(2018 midterm assignment)

Sample Student Midterm Answers 2018

#2b: Short Essay (Term) (Index)

LITR 4328
American Renaissance
 

 

Jasmine Choate

Correspondence: A Heart as Dark as A Room with No Windows 

          It may be strange that I am a horror movie fanatic and lover of all things dark, grotesque, and creepy, yet my favorite term in this course is not Gothic. After reading the course texts so far, I’ve discovered a fascination with the use of Correspondence. Interestingly enough, I had never heard this word prior to this course, in terms of Romantic literature. My understanding and definition of the word is that it means a connection between one’s inner emotions and spirit with their outer surroundings and environment.

          I think understanding this term and being able to identify it within literature can elevate any reader’s experience by allowing them a deeper perspective into the spirit of the written character. By connecting the spirit to something visual, like the character’s surroundings, a writer can create a more relatable tone, thus drawing readers in closer to the work. Through external reflection and correspondence, vivid pictures and settings help writers describe emotions that at times seem indescribable. Such as grief, heartache, hopefulness, hopelessness, optimism, etc. On the course website, the term is described as; “relation between inner and outer world, soul and nature, self and cosmos.” I think this perfectly describes how it is used in this period, especially with nature.

          I think is my personal favorite example of correspondence is from Susan B. Warner’s the Wide, Wide World in chapter 10. When Ellen is adjusting to living with Aunt Fortune, who treats her crudely, when she returns to her room to find that she no longer feels welcomed or comfortable as she initially did. “The sunshine was out of it; and what was more, the sunshine was out of Ellen's heart too.” [10.67] Her room had lost its charm and was now described as dim and dark, which reflected how Ellen was beginning to feel about her living situation, after Aunt Fortune took away all of her white stockings and was planning on doing something to them against Ellen’s wishes. By connecting the space of Ellen’s bleak and dark room to heart, we are given an image of just how bleak and dark Ellen must be feeling. In this example, her dim room and dim heart are one and the same, mirrored images of each other displaying the loneliness Ellen is going through.
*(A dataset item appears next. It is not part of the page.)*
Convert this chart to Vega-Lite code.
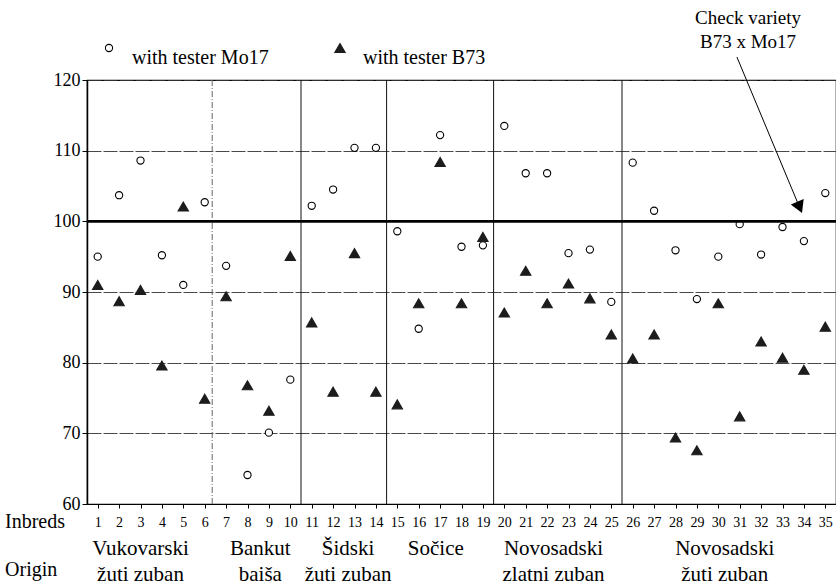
{
  "$schema": "https://vega.github.io/schema/vega-lite/v6.json",
  "width": 749,
  "height": 424,
  "autosize": {"type": "none"},
  "padding": {"left": 87, "top": 80, "right": 0, "bottom": 82},
  "background": "white",
  "config": {
    "font": "Liberation Serif",
    "view": {"stroke": "black", "strokeWidth": 1.2}
  },
  "resolve": {"axis": {"x": "independent", "y": "independent"}},
  "datasets": {
    "scores": [
      {"inbred": 1, "tester": "Mo17", "value": 95.0}, {"inbred": 1, "tester": "B73", "value": 91.0},
      {"inbred": 2, "tester": "Mo17", "value": 103.7}, {"inbred": 2, "tester": "B73", "value": 88.7},
      {"inbred": 3, "tester": "Mo17", "value": 108.6}, {"inbred": 3, "tester": "B73", "value": 90.3},
      {"inbred": 4, "tester": "Mo17", "value": 95.2}, {"inbred": 4, "tester": "B73", "value": 79.6},
      {"inbred": 5, "tester": "Mo17", "value": 91.0}, {"inbred": 5, "tester": "B73", "value": 102.1},
      {"inbred": 6, "tester": "Mo17", "value": 102.7}, {"inbred": 6, "tester": "B73", "value": 74.9},
      {"inbred": 7, "tester": "Mo17", "value": 93.7}, {"inbred": 7, "tester": "B73", "value": 89.4},
      {"inbred": 8, "tester": "Mo17", "value": 64.1}, {"inbred": 8, "tester": "B73", "value": 76.8},
      {"inbred": 9, "tester": "Mo17", "value": 70.1}, {"inbred": 9, "tester": "B73", "value": 73.2},
      {"inbred": 10, "tester": "Mo17", "value": 77.6}, {"inbred": 10, "tester": "B73", "value": 95.1},
      {"inbred": 11, "tester": "Mo17", "value": 102.2}, {"inbred": 11, "tester": "B73", "value": 85.7},
      {"inbred": 12, "tester": "Mo17", "value": 104.5}, {"inbred": 12, "tester": "B73", "value": 75.9},
      {"inbred": 13, "tester": "Mo17", "value": 110.4}, {"inbred": 13, "tester": "B73", "value": 95.5},
      {"inbred": 14, "tester": "Mo17", "value": 110.4}, {"inbred": 14, "tester": "B73", "value": 75.9},
      {"inbred": 15, "tester": "Mo17", "value": 98.6}, {"inbred": 15, "tester": "B73", "value": 74.1},
      {"inbred": 16, "tester": "Mo17", "value": 84.8}, {"inbred": 16, "tester": "B73", "value": 88.4},
      {"inbred": 17, "tester": "Mo17", "value": 112.2}, {"inbred": 17, "tester": "B73", "value": 108.4},
      {"inbred": 18, "tester": "Mo17", "value": 96.4}, {"inbred": 18, "tester": "B73", "value": 88.4},
      {"inbred": 19, "tester": "Mo17", "value": 96.6}, {"inbred": 19, "tester": "B73", "value": 97.8},
      {"inbred": 20, "tester": "Mo17", "value": 113.5}, {"inbred": 20, "tester": "B73", "value": 87.1},
      {"inbred": 21, "tester": "Mo17", "value": 106.8}, {"inbred": 21, "tester": "B73", "value": 93.0},
      {"inbred": 22, "tester": "Mo17", "value": 106.8}, {"inbred": 22, "tester": "B73", "value": 88.4},
      {"inbred": 23, "tester": "Mo17", "value": 95.5}, {"inbred": 23, "tester": "B73", "value": 91.2},
      {"inbred": 24, "tester": "Mo17", "value": 96.0}, {"inbred": 24, "tester": "B73", "value": 89.1},
      {"inbred": 25, "tester": "Mo17", "value": 88.6}, {"inbred": 25, "tester": "B73", "value": 84.0},
      {"inbred": 26, "tester": "Mo17", "value": 108.3}, {"inbred": 26, "tester": "B73", "value": 80.6},
      {"inbred": 27, "tester": "Mo17", "value": 101.5}, {"inbred": 27, "tester": "B73", "value": 84.0},
      {"inbred": 28, "tester": "Mo17", "value": 95.9}, {"inbred": 28, "tester": "B73", "value": 69.4},
      {"inbred": 29, "tester": "Mo17", "value": 89.0}, {"inbred": 29, "tester": "B73", "value": 67.6},
      {"inbred": 30, "tester": "Mo17", "value": 95.0}, {"inbred": 30, "tester": "B73", "value": 88.4},
      {"inbred": 31, "tester": "Mo17", "value": 99.6}, {"inbred": 31, "tester": "B73", "value": 72.4},
      {"inbred": 32, "tester": "Mo17", "value": 95.3}, {"inbred": 32, "tester": "B73", "value": 83.0},
      {"inbred": 33, "tester": "Mo17", "value": 99.2}, {"inbred": 33, "tester": "B73", "value": 80.7},
      {"inbred": 34, "tester": "Mo17", "value": 97.2}, {"inbred": 34, "tester": "B73", "value": 79.0},
      {"inbred": 35, "tester": "Mo17", "value": 104.0}, {"inbred": 35, "tester": "B73", "value": 85.1}
    ],
    "origins": [
      {"line1": "Vukovarski", "line2": "žuti zuban", "center": 3.0},
      {"line1": "Bankut", "line2": "baiša", "center": 8.6},
      {"line1": "Šidski", "line2": "žuti zuban", "center": 12.7},
      {"line1": "Sočice", "line2": "", "center": 16.8},
      {"line1": "Novosadski", "line2": "zlatni zuban", "center": 22.3},
      {"line1": "Novosadski", "line2": "žuti zuban", "center": 30.3}
    ],
    "dividers": [
      {"between": 6.35, "style": "dotted"},
      {"between": 10.5, "style": "solid"},
      {"between": 14.5, "style": "solid"},
      {"between": 19.5, "style": "solid"},
      {"between": 25.5, "style": "solid"}
    ],
    "one": [{}]
  },
  "layer": [
    {
      "data": {"name": "scores"},
      "mark": {"type": "point", "opacity": 1, "strokeWidth": 1.1},
      "encoding": {
        "x": {"field": "inbred", "type": "quantitative", "title": null, "scale": {"domain": [0.5, 35.5], "nice": false, "zero": false},
          "axis": {"values": [1,2,3,4,5,6,7,8,9,10,11,12,13,14,15,16,17,18,19,20,21,22,23,24,25,26,27,28,29,30,31,32,33,34,35], "title": null, "labelFont": "Liberation Serif", "labelFontSize": 14, "labelColor": "black", "labelPadding": 7, "tickSize": 4, "tickColor": "black", "grid": false, "labelAngle": 0, "domainColor": "black", "domainWidth": 1.2, "format": "d", "labelFlush": false, "labelOverlap": false, "labelSeparation": 0}},
        "y": {"field": "value", "type": "quantitative", "title": null, "scale": {"domain": [60, 120], "nice": false, "zero": false},
          "axis": {"values": [60, 70, 80, 90, 100, 110, 120], "title": null, "labelFont": "Liberation Serif", "labelFontSize": 18, "labelColor": "black", "tickSize": 5, "tickColor": "black", "domainColor": "black", "domainWidth": 1.5, "grid": true, "gridColor": "#333333", "gridWidth": 0.9, "gridDash": [14, 2], "labelPadding": 2}},
        "shape": {"field": "tester", "type": "nominal", "scale": {"domain": ["Mo17", "B73"], "range": ["circle", "triangle-up"]},
          "legend": {"orient": "none", "legendX": 12, "legendY": -42, "direction": "horizontal", "title": null, "labelExpr": "'with tester ' + datum.label", "labelFont": "Liberation Serif", "labelFontSize": 20, "labelColor": "black", "labelBaseline": "top", "labelOffset": 13, "columnPadding": 61, "symbolStrokeWidth": 1.1, "padding": 0}},
        "fill": {"field": "tester", "type": "nominal", "scale": {"domain": ["Mo17", "B73"], "range": ["white", "#1c1c1c"]}},
        "stroke": {"field": "tester", "type": "nominal", "scale": {"domain": ["Mo17", "B73"], "range": ["black", "#1c1c1c"]}},
        "size": {"field": "tester", "type": "nominal", "scale": {"domain": ["Mo17", "B73"], "range": [52, 108]}}
      }
    },
    {
      "data": {"name": "dividers"},
      "mark": {"type": "rule", "strokeWidth": 1},
      "encoding": {
        "x": {"field": "between", "type": "quantitative", "axis": null, "scale": {"domain": [0.5, 35.5], "nice": false, "zero": false}},
        "strokeDash": {"field": "style", "type": "nominal", "scale": {"domain": ["dotted", "solid"], "range": [[6, 2, 1, 2], [1, 0]]}, "legend": null},
        "color": {"field": "style", "type": "nominal", "scale": {"domain": ["dotted", "solid"], "range": ["#666666", "#111111"]}, "legend": null}
      }
    },
    {
      "data": {"name": "one"},
      "mark": {"type": "rule", "strokeWidth": 2.6, "color": "black"},
      "encoding": {
        "y": {"datum": 100, "type": "quantitative", "axis": null, "scale": {"domain": [60, 120], "nice": false, "zero": false}}
      }
    },
    {
      "data": {"name": "origins"},
      "mark": {"type": "text", "fontSize": 21, "align": "center", "baseline": "middle", "color": "black"},
      "encoding": {
        "x": {"field": "center", "type": "quantitative", "axis": null, "scale": {"domain": [0.5, 35.5], "nice": false, "zero": false}},
        "y": {"datum": 53.6, "type": "quantitative", "axis": null, "scale": {"domain": [60, 120], "nice": false, "zero": false}},
        "text": {"field": "line1", "type": "nominal"}
      }
    },
    {
      "data": {"name": "origins"},
      "mark": {"type": "text", "fontSize": 21, "align": "center", "baseline": "middle", "color": "black"},
      "encoding": {
        "x": {"field": "center", "type": "quantitative", "axis": null, "scale": {"domain": [0.5, 35.5], "nice": false, "zero": false}},
        "y": {"datum": 49.9, "type": "quantitative", "axis": null, "scale": {"domain": [60, 120], "nice": false, "zero": false}},
        "text": {"field": "line2", "type": "nominal"}
      }
    },
    {
      "data": {"name": "one"},
      "mark": {"type": "text", "fontSize": 20, "align": "left", "baseline": "middle", "color": "black", "text": "Inbreds"},
      "encoding": {
        "x": {"datum": -3.33, "type": "quantitative", "axis": null, "scale": {"domain": [0.5, 35.5], "nice": false, "zero": false}},
        "y": {"datum": 57.45, "type": "quantitative", "axis": null, "scale": {"domain": [60, 120], "nice": false, "zero": false}}
      }
    },
    {
      "data": {"name": "one"},
      "mark": {"type": "text", "fontSize": 20, "align": "left", "baseline": "middle", "color": "black", "text": "Origin"},
      "encoding": {
        "x": {"datum": -3.33, "type": "quantitative", "axis": null, "scale": {"domain": [0.5, 35.5], "nice": false, "zero": false}},
        "y": {"datum": 50.7, "type": "quantitative", "axis": null, "scale": {"domain": [60, 120], "nice": false, "zero": false}}
      }
    },
    {
      "data": {"name": "one"},
      "mark": {"type": "text", "fontSize": 19, "align": "center", "baseline": "middle", "color": "black", "text": "Check variety"},
      "encoding": {
        "x": {"datum": 31.39, "type": "quantitative", "axis": null, "scale": {"domain": [0.5, 35.5], "nice": false, "zero": false}},
        "y": {"datum": 128.77, "type": "quantitative", "axis": null, "scale": {"domain": [60, 120], "nice": false, "zero": false}}
      }
    },
    {
      "data": {"name": "one"},
      "mark": {"type": "text", "fontSize": 19, "align": "center", "baseline": "middle", "color": "black", "text": "B73 x Mo17"},
      "encoding": {
        "x": {"datum": 31.39, "type": "quantitative", "axis": null, "scale": {"domain": [0.5, 35.5], "nice": false, "zero": false}},
        "y": {"datum": 125.38, "type": "quantitative", "axis": null, "scale": {"domain": [60, 120], "nice": false, "zero": false}}
      }
    },
    {
      "data": {"name": "one"},
      "mark": {"type": "rule", "strokeWidth": 1, "color": "black"},
      "encoding": {
        "x": {"datum": 30.87, "type": "quantitative", "axis": null, "scale": {"domain": [0.5, 35.5], "nice": false, "zero": false}},
        "y": {"datum": 123.25, "type": "quantitative", "axis": null, "scale": {"domain": [60, 120], "nice": false, "zero": false}},
        "x2": {"datum": 33.8},
        "y2": {"datum": 101.97}
      }
    },
    {
      "data": {"name": "one"},
      "mark": {"type": "point", "shape": "triangle-down", "filled": true, "color": "black", "opacity": 1, "size": 196, "angle": 337},
      "encoding": {
        "x": {"datum": 33.8, "type": "quantitative", "axis": null, "scale": {"domain": [0.5, 35.5], "nice": false, "zero": false}},
        "y": {"datum": 101.97, "type": "quantitative", "axis": null, "scale": {"domain": [60, 120], "nice": false, "zero": false}}
      }
    }
  ]
}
The earliest I remember coming across the term Correspondence is within Ralph Waldo Emerson’s selections from Nature. At the end, there was a mention of summer, and the effects that it would have on people. “As when the summer comes from the south; the snow-banks melt, and the face of the earth becomes green before it, so shall the advancing spirit create its ornaments along its path, and carry with it the beauty it visits, and the song which enchants it; it shall draw beautiful faces, warm hearts, wise discourse, and heroic acts, around its way, until evil is no more seen.” [28] I liked this example because of how it was different in that it was not speaking of how summer would affect one individual person, but many. The bright and positive characteristics of summer that Emerson depicts are so powerful that it is able to reach the many minds and souls of multiple people. The beauty and warmth that summer brings will be so correspondent that it will warm people’s hearts, raise their spirits, motivate them to commit heroic acts, and most importantly make evil go away.